**Task requirements**: Extract the whole listing as it stands. Do not include the pictures.

-.-.-

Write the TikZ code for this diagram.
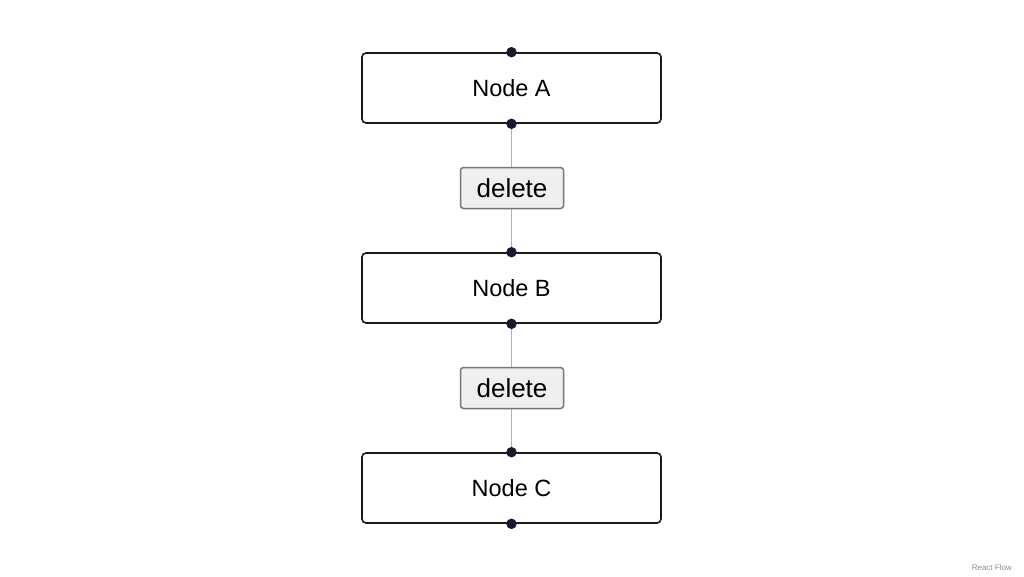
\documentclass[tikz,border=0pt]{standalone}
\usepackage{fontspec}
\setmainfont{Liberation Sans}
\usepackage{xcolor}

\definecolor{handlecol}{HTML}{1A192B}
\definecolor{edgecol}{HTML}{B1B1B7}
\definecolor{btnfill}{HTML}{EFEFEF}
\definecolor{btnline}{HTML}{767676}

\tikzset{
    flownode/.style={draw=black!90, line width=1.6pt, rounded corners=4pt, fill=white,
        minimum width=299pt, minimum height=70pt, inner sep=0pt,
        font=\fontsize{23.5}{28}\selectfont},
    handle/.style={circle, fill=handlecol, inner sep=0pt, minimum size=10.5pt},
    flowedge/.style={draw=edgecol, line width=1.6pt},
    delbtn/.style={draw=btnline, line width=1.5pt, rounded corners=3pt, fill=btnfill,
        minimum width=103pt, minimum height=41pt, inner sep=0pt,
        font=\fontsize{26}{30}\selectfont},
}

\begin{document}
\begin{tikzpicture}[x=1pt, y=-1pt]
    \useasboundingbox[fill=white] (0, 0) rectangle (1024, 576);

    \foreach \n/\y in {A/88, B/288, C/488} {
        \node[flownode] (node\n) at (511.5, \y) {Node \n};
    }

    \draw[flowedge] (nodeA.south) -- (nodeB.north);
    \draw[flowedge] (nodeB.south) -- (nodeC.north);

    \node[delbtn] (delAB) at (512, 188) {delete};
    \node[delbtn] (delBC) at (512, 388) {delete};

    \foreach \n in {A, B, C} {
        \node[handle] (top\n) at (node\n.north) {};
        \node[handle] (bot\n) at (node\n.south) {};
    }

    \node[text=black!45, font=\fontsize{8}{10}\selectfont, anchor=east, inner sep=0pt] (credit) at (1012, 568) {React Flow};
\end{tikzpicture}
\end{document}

-.-.-

**Right answer**:
Write the TikZ code for this diagram.
\documentclass[tikz,border=0pt]{standalone}
\usepackage{fontspec}
\setmainfont{Liberation Sans}
\usepackage{xcolor}

\definecolor{handlecol}{HTML}{1A192B}
\definecolor{edgecol}{HTML}{B1B1B7}
\definecolor{btnfill}{HTML}{EFEFEF}
\definecolor{btnline}{HTML}{767676}

\tikzset{
    flownode/.style={draw=black!90, line width=1.6pt, rounded corners=4pt, fill=white,
        minimum width=299pt, minimum height=70pt, inner sep=0pt,
        font=\fontsize{23.5}{28}\selectfont},
    handle/.style={circle, fill=handlecol, inner sep=0pt, minimum size=10.5pt},
    flowedge/.style={draw=edgecol, line width=1.6pt},
    delbtn/.style={draw=btnline, line width=1.5pt, rounded corners=3pt, fill=btnfill,
        minimum width=103pt, minimum height=41pt, inner sep=0pt,
        font=\fontsize{26}{30}\selectfont},
}

\begin{document}
\begin{tikzpicture}[x=1pt, y=-1pt]
    \useasboundingbox[fill=white] (0, 0) rectangle (1024, 576);

    \foreach \n/\y in {A/88, B/288, C/488} {
        \node[flownode] (node\n) at (511.5, \y) {Node \n};
    }

    \draw[flowedge] (nodeA.south) -- (nodeB.north);
    \draw[flowedge] (nodeB.south) -- (nodeC.north);

    \node[delbtn] (delAB) at (512, 188) {delete};
    \node[delbtn] (delBC) at (512, 388) {delete};

    \foreach \n in {A, B, C} {
        \node[handle] (top\n) at (node\n.north) {};
        \node[handle] (bot\n) at (node\n.south) {};
    }

    \node[text=black!45, font=\fontsize{8}{10}\selectfont, anchor=east, inner sep=0pt] (credit) at (1012, 568) {React Flow};
\end{tikzpicture}
\end{document}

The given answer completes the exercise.